Instructions to follow:
Copy every line of the listing exactly.

— Begin Data segment —

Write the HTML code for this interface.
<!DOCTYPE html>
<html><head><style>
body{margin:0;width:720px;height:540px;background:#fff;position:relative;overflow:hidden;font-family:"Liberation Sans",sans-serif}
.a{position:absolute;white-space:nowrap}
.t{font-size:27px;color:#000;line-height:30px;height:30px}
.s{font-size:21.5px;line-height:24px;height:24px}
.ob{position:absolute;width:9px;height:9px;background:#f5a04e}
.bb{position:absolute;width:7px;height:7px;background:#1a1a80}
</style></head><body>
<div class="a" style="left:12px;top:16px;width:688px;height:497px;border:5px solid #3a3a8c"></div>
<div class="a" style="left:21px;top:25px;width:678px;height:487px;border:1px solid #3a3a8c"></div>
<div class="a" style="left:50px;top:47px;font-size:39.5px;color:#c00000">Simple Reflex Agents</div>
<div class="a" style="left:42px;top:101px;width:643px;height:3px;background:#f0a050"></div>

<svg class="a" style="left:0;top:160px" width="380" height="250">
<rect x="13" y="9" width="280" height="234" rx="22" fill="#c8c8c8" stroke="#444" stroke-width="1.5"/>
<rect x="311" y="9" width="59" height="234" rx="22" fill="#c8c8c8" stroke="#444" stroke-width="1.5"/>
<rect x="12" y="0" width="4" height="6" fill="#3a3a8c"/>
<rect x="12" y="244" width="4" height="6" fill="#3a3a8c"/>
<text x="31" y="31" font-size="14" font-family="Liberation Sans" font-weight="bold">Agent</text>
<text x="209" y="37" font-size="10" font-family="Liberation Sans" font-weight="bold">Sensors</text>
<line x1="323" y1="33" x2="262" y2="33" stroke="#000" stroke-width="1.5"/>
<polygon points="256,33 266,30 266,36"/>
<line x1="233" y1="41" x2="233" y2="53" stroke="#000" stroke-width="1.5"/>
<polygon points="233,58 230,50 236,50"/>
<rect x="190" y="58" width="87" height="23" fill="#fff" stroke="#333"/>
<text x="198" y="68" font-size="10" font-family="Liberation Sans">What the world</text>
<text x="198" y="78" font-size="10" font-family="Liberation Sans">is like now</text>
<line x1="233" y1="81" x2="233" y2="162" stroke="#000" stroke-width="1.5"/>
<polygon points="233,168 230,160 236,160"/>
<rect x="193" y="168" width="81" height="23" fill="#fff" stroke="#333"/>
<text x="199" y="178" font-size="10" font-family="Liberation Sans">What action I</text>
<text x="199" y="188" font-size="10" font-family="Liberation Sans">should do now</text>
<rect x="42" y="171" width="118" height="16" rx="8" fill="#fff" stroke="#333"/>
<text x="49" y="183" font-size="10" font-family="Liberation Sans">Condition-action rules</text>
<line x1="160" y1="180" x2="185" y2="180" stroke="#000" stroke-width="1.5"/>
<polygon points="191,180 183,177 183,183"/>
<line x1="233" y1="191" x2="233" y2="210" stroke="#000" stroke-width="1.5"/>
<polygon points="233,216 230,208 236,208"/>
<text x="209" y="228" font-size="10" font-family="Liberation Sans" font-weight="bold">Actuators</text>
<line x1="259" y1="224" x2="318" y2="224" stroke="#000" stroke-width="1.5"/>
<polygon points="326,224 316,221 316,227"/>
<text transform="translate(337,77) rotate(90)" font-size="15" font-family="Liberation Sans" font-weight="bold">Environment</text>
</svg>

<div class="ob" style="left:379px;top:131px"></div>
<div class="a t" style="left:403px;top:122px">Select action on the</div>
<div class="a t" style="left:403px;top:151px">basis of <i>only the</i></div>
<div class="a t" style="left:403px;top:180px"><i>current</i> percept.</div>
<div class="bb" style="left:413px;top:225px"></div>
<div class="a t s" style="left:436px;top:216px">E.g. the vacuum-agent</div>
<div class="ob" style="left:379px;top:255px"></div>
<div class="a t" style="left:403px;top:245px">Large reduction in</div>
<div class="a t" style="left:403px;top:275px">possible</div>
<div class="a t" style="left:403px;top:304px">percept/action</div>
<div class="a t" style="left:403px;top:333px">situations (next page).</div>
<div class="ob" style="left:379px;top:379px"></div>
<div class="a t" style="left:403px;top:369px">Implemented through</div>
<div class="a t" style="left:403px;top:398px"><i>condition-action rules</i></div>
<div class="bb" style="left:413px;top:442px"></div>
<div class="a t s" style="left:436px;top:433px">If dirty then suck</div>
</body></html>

— End Data segment —

The completed task:
Write the HTML code for this interface.
<!DOCTYPE html>
<html><head><style>
body{margin:0;width:720px;height:540px;background:#fff;position:relative;overflow:hidden;font-family:"Liberation Sans",sans-serif}
.a{position:absolute;white-space:nowrap}
.t{font-size:27px;color:#000;line-height:30px;height:30px}
.s{font-size:21.5px;line-height:24px;height:24px}
.ob{position:absolute;width:9px;height:9px;background:#f5a04e}
.bb{position:absolute;width:7px;height:7px;background:#1a1a80}
</style></head><body>
<div class="a" style="left:12px;top:16px;width:688px;height:497px;border:5px solid #3a3a8c"></div>
<div class="a" style="left:21px;top:25px;width:678px;height:487px;border:1px solid #3a3a8c"></div>
<div class="a" style="left:50px;top:47px;font-size:39.5px;color:#c00000">Simple Reflex Agents</div>
<div class="a" style="left:42px;top:101px;width:643px;height:3px;background:#f0a050"></div>

<svg class="a" style="left:0;top:160px" width="380" height="250">
<rect x="13" y="9" width="280" height="234" rx="22" fill="#c8c8c8" stroke="#444" stroke-width="1.5"/>
<rect x="311" y="9" width="59" height="234" rx="22" fill="#c8c8c8" stroke="#444" stroke-width="1.5"/>
<rect x="12" y="0" width="4" height="6" fill="#3a3a8c"/>
<rect x="12" y="244" width="4" height="6" fill="#3a3a8c"/>
<text x="31" y="31" font-size="14" font-family="Liberation Sans" font-weight="bold">Agent</text>
<text x="209" y="37" font-size="10" font-family="Liberation Sans" font-weight="bold">Sensors</text>
<line x1="323" y1="33" x2="262" y2="33" stroke="#000" stroke-width="1.5"/>
<polygon points="256,33 266,30 266,36"/>
<line x1="233" y1="41" x2="233" y2="53" stroke="#000" stroke-width="1.5"/>
<polygon points="233,58 230,50 236,50"/>
<rect x="190" y="58" width="87" height="23" fill="#fff" stroke="#333"/>
<text x="198" y="68" font-size="10" font-family="Liberation Sans">What the world</text>
<text x="198" y="78" font-size="10" font-family="Liberation Sans">is like now</text>
<line x1="233" y1="81" x2="233" y2="162" stroke="#000" stroke-width="1.5"/>
<polygon points="233,168 230,160 236,160"/>
<rect x="193" y="168" width="81" height="23" fill="#fff" stroke="#333"/>
<text x="199" y="178" font-size="10" font-family="Liberation Sans">What action I</text>
<text x="199" y="188" font-size="10" font-family="Liberation Sans">should do now</text>
<rect x="42" y="171" width="118" height="16" rx="8" fill="#fff" stroke="#333"/>
<text x="49" y="183" font-size="10" font-family="Liberation Sans">Condition-action rules</text>
<line x1="160" y1="180" x2="185" y2="180" stroke="#000" stroke-width="1.5"/>
<polygon points="191,180 183,177 183,183"/>
<line x1="233" y1="191" x2="233" y2="210" stroke="#000" stroke-width="1.5"/>
<polygon points="233,216 230,208 236,208"/>
<text x="209" y="228" font-size="10" font-family="Liberation Sans" font-weight="bold">Actuators</text>
<line x1="259" y1="224" x2="318" y2="224" stroke="#000" stroke-width="1.5"/>
<polygon points="326,224 316,221 316,227"/>
<text transform="translate(337,77) rotate(90)" font-size="15" font-family="Liberation Sans" font-weight="bold">Environment</text>
</svg>

<div class="ob" style="left:379px;top:131px"></div>
<div class="a t" style="left:403px;top:122px">Select action on the</div>
<div class="a t" style="left:403px;top:151px">basis of <i>only the</i></div>
<div class="a t" style="left:403px;top:180px"><i>current</i> percept.</div>
<div class="bb" style="left:413px;top:225px"></div>
<div class="a t s" style="left:436px;top:216px">E.g. the vacuum-agent</div>
<div class="ob" style="left:379px;top:255px"></div>
<div class="a t" style="left:403px;top:245px">Large reduction in</div>
<div class="a t" style="left:403px;top:275px">possible</div>
<div class="a t" style="left:403px;top:304px">percept/action</div>
<div class="a t" style="left:403px;top:333px">situations (next page).</div>
<div class="ob" style="left:379px;top:379px"></div>
<div class="a t" style="left:403px;top:369px">Implemented through</div>
<div class="a t" style="left:403px;top:398px"><i>condition-action rules</i></div>
<div class="bb" style="left:413px;top:442px"></div>
<div class="a t s" style="left:436px;top:433px">If dirty then suck</div>
</body></html>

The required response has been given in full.